The asylum seekers bringing the legal challenge against the government’s decision to downgrade the planned inquiry said they endured brutal and unacceptable conditions.

One woman was held at Manston for 21 days and was forced to live and sleep in an overcrowded room with more than 100 detainees. She feared for her safety and said there were regular fights.

She was referred to by a number she had been assigned, which was based on the boat she had travelled on and was allocated by officials who had counted how many people were on board. When she was menstruating, she was offered male underwear.

Another man said he was detained for six days and only had three square metres of personal space to live in. He claimed he had to eat on a wet and muddy floor, suffered racist abuse and was assaulted by guards, who punched him, dragged him along the ground and kicked his head and body.

Home Office lawyers claimed the man had attacked a guard and was subsequently restrained.

In documents submitted to last week’s high court hearing to determine the kind of investigation that should take place into what went wrong at Manston, the Home Office said there were 21 use-of-force incidents by guards at the facility in October 2022. Some of those involved in the legal challenge are children aged between six months and six years. Their lawyers say that conditions for small children there were particularly difficult.

According to documents submitted to the court, repeated advice was given to the then home secretary that Manston “was not operating lawfully”.

One family – a mother, father and two young children – who had travelled overland from Iran to northern France by foot and car in a journey taking more than a month, arrived at the processing centre at the beginning of October 2022. They said they were horrified by what they saw after being taken to a marquee on the site, soaking wet and chilled to the bone.

The mother said: “We thought they would only keep us there for a day or two but we were locked up there for nearly 30 days. We had to sleep on filthy cardboard in the marquee with the children because there was nothing else for us. We were so frightened for our children – that place wasn’t safe for them. The situation in Manston was drastic.”

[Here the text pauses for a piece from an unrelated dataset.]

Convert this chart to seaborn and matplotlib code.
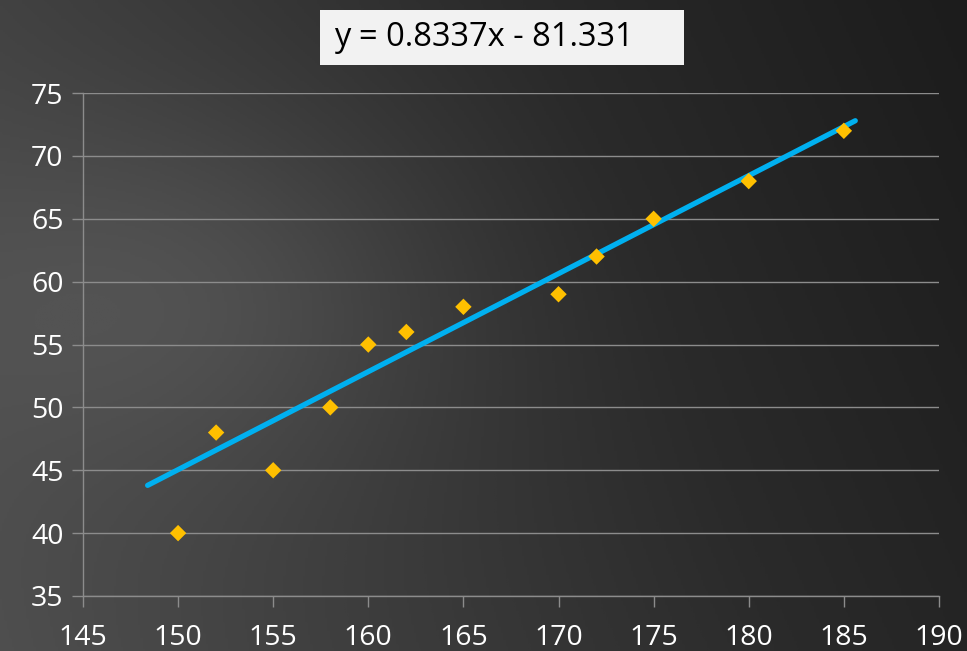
import numpy as np
import pandas as pd
import seaborn as sns
import matplotlib.pyplot as plt
from matplotlib.colors import LinearSegmentedColormap
from matplotlib.patches import Rectangle

# data
height = [150, 152, 155, 158, 160, 162, 165, 170, 172, 175, 180, 185]
weight = [40, 48, 45, 50, 55, 56, 58, 59, 62, 65, 68, 72]
trend_x = [148.4, 185.6]
trend_y = [43.8, 72.8]
equation = "y = 0.8337x - 81.331"
x_ticks = [145, 150, 155, 160, 165, 170, 175, 180, 185, 190]
y_ticks = [35, 40, 45, 50, 55, 60, 65, 70, 75]

sns.set_theme(style="dark")
plt.rcParams['font.family'] = ['Open Sans', 'DejaVu Sans']

fig = plt.figure(figsize=(9.67, 6.51), dpi=100)

# dark gradient background
bg = fig.add_axes([0, 0, 1, 1], zorder=-10)
gx, gy = np.meshgrid(np.linspace(0, 1, 400), np.linspace(0, 1, 300))
grad = 0.85 * gx + 0.25 * (1 - gy) - 0.35 * np.exp(-((gx - 0.2) ** 2 + (gy - 0.45) ** 2) / 0.08)
cmap = LinearSegmentedColormap.from_list("bg", ["#535353", "#3e3e3e", "#2a2a2a", "#1c1c1c"])
bg.imshow(grad, cmap=cmap, aspect="auto", extent=[0, 1, 0, 1], origin="upper")
bg.axis("off")

ax = fig.add_axes([0.0858, 0.0845, 0.8852, 0.7725])
ax.patch.set_alpha(0)

df = pd.DataFrame({"height": height, "weight": weight})
sns.scatterplot(data=df, x="height", y="weight", marker="D", s=70,
                color="#FFC000", edgecolor="none", ax=ax, zorder=4)
sns.lineplot(x=trend_x, y=trend_y, color="#00B0F0", linewidth=3.8, ax=ax, zorder=3)

ax.set_xlim(145, 190)
ax.set_ylim(35, 75)
ax.set_xticks(x_ticks)
ax.set_yticks(y_ticks)
ax.set_xlabel("")
ax.set_ylabel("")
ax.grid(axis="y", color="#8c8c8c", linewidth=1.0)
ax.grid(axis="x", visible=False)
for side in ["top", "right"]:
    ax.spines[side].set_visible(False)
for side in ["left", "bottom"]:
    ax.spines[side].set_visible(True)
    ax.spines[side].set_color("#8c8c8c")
    ax.spines[side].set_linewidth(1.0)
ax.tick_params(axis="both", colors="#8c8c8c", labelcolor="white", labelsize=20.5,
               length=8, width=1, direction="out", bottom=True, left=True)
ax.tick_params(axis="x", pad=12)
ax.tick_params(axis="y", pad=6)

# equation label box
fig.patches.append(Rectangle((0.331, 0.900), 0.376, 0.0845, transform=fig.transFigure,
                             facecolor="#f2f2f2", edgecolor="none", zorder=5))
fig.text(0.345, 0.9425, equation, fontsize=23.5, color="black", va="center", ha="left", zorder=6)

fig.savefig("out.png", dpi=100)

They had been forced to leave Iran after experiencing repeated raids on their home by government officials because they opposed the regime.

Once in Manston, she said, they were only allowed outside for an hour a day. Their phones were confiscated, preventing them from contacting their family to tell them they had survived the Channel crossing.

“After two years, we have not yet recovered from what happened to us at Manston,” the mother said.